Having to log in as administrator is Microsoft’s fault, not GoG’s. Just google search ‘how to log in as administrator’ for whatever Windows version you’re running. Logging in as administrator isn’t making you do serious configuration. Windows just won’t allow certain things to happen unless you’re in administrator mode.
For King’s Quest I, I looked up the manual (Sierra’s website provides it as well). I don’t have it on GoG so I don’t know what they offer there. But I’m assuming it is the same one. The instructions of how to play come after the prologue: http://sierrahelp.com/Documents/Manuals/Kings_Quest_1_VGA_-_Manual.pdf
You said that Nintendo did the right thing with the Virtual Console by writing their own manuals for each one. I disagree. Every single console game had a manual of some sort that offered directions. Since consoles are so kid friendly, the directions are what the a button does, what does the D pad do, and so on. The Virtual Console manuals though remove much of the originality the old manuals had. For example, Super Mario Brothers manual told a story and even showed off which enemy did what.
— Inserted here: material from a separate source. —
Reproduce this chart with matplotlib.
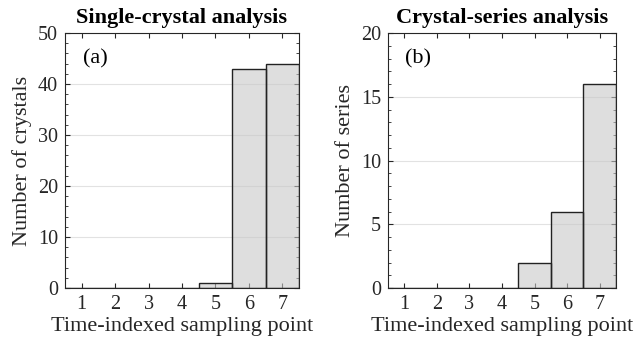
import numpy as np
import matplotlib.pyplot as plt
from matplotlib.ticker import MultipleLocator

plt.rcParams['font.family'] = ['Liberation Serif', 'DejaVu Serif']

points = [1, 2, 3, 4, 5, 6, 7]
crystals = [0, 0, 0, 0, 1, 43, 44]
series = [0, 0, 0, 0, 2, 6, 16]

fig = plt.figure(figsize=(6.36, 3.4), dpi=100)
ax1 = fig.add_axes([65/636, 1-288/340, 234/636, 255/340])
ax2 = fig.add_axes([388/636, 1-288/340, 228/636, 255/340])

def draw(ax, vals, ymax, major, minor, title, ylab, tag):
    ax.bar(points, vals, width=1.0, facecolor='#c8c8c8', alpha=0.6, edgecolor='none', zorder=2)
    ax.bar(points, vals, width=1.0, facecolor='none', edgecolor='#222222', linewidth=1.0, zorder=3)
    ax.set_xlim(0.5, 7.5)
    ax.set_ylim(0, ymax)
    ax.set_xticks(points)
    ax.yaxis.set_major_locator(MultipleLocator(major))
    ax.yaxis.set_minor_locator(MultipleLocator(minor))
    ax.grid(axis='y', color='#e2e2e2', linewidth=0.8, zorder=0)
    ax.set_axisbelow(True)
    ax.tick_params(which='both', direction='in', top=True, right=True, labelsize=14.5, colors='#262626')
    ax.tick_params(which='major', length=3.5, pad=5)
    ax.tick_params(which='minor', length=2, top=False)
    for s in ax.spines.values():
        s.set_color('#262626')
        s.set_linewidth(0.8)
    ax.set_title(title, fontsize=16, fontweight='bold', pad=7)
    ax.set_xlabel('Time-indexed sampling point', fontsize=16, color='#262626', labelpad=2)
    ax.set_ylabel(ylab, fontsize=16, color='#262626', labelpad=4)
    ax.text(0.075, 0.9, tag, transform=ax.transAxes, fontsize=16, va='center')

draw(ax1, crystals, 50, 10, 2, 'Single-crystal analysis', 'Number of crystals', '(a)')
draw(ax2, series, 20, 5, 1, 'Crystal-series analysis', 'Number of series', '(b)')

fig.savefig('out.png', dpi=100)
Virtual Console’s “manual” removes that and so removes a big part of the charm of the game.
Virtual Console removed the cool manuals and put in forgettable stuff.
I’m curious what Virtual Console game did you have to read the manual for. Unless it is some consolized tactical/strategy game, I don’t see why you’d need a manual for those games.
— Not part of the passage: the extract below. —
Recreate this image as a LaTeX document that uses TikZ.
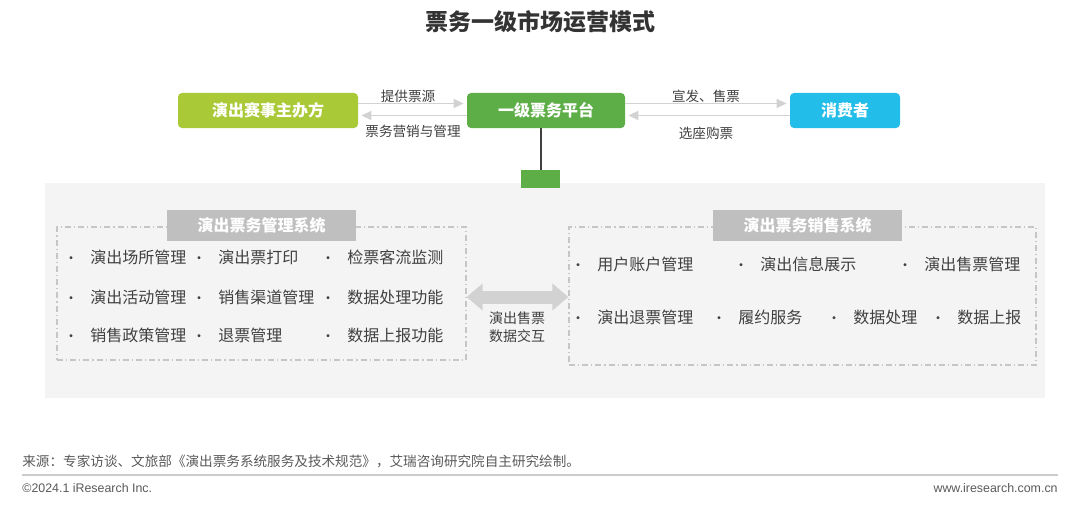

What the Virtual Console “manuals” feel like are those Blockbuster rentals of NES games where there is no manual but some Xeroxed black and white paper that just has instructions of what the buttons do. The Virtual Console prices are very expensive compared to other services. Nintendo couldn’t even be bothered to scan in the original manuals. I thought it might be some licensing issue with using the original manual, but I suspect now that Nintendo is embarrassed of the Engrish of the 1980s manuals. Or Nintendo thought people are ‘too stupid’ that they would see a picture of the NES or SNES controller and wonder why it doesn’t match the Virtual Console controller. That’s probably it.
GoG does offer support. Post any problems on the forum they have devoted to that game or post in the General forum.
It seems that the DOS games are running all fine probably due to DOS being emulated in DOSBox. The problems seem to be with early Windows games being played in later versions of Windows. Worms 2 was released for the Windows 95 platform (Windows 98 hadn’t even come out yet). The only way to perfectly get a game like Worms 2 to work is to probably put it on a Windows 95 platform (although I haven’t seen that emulated yet). I’m not sure about the technical issues.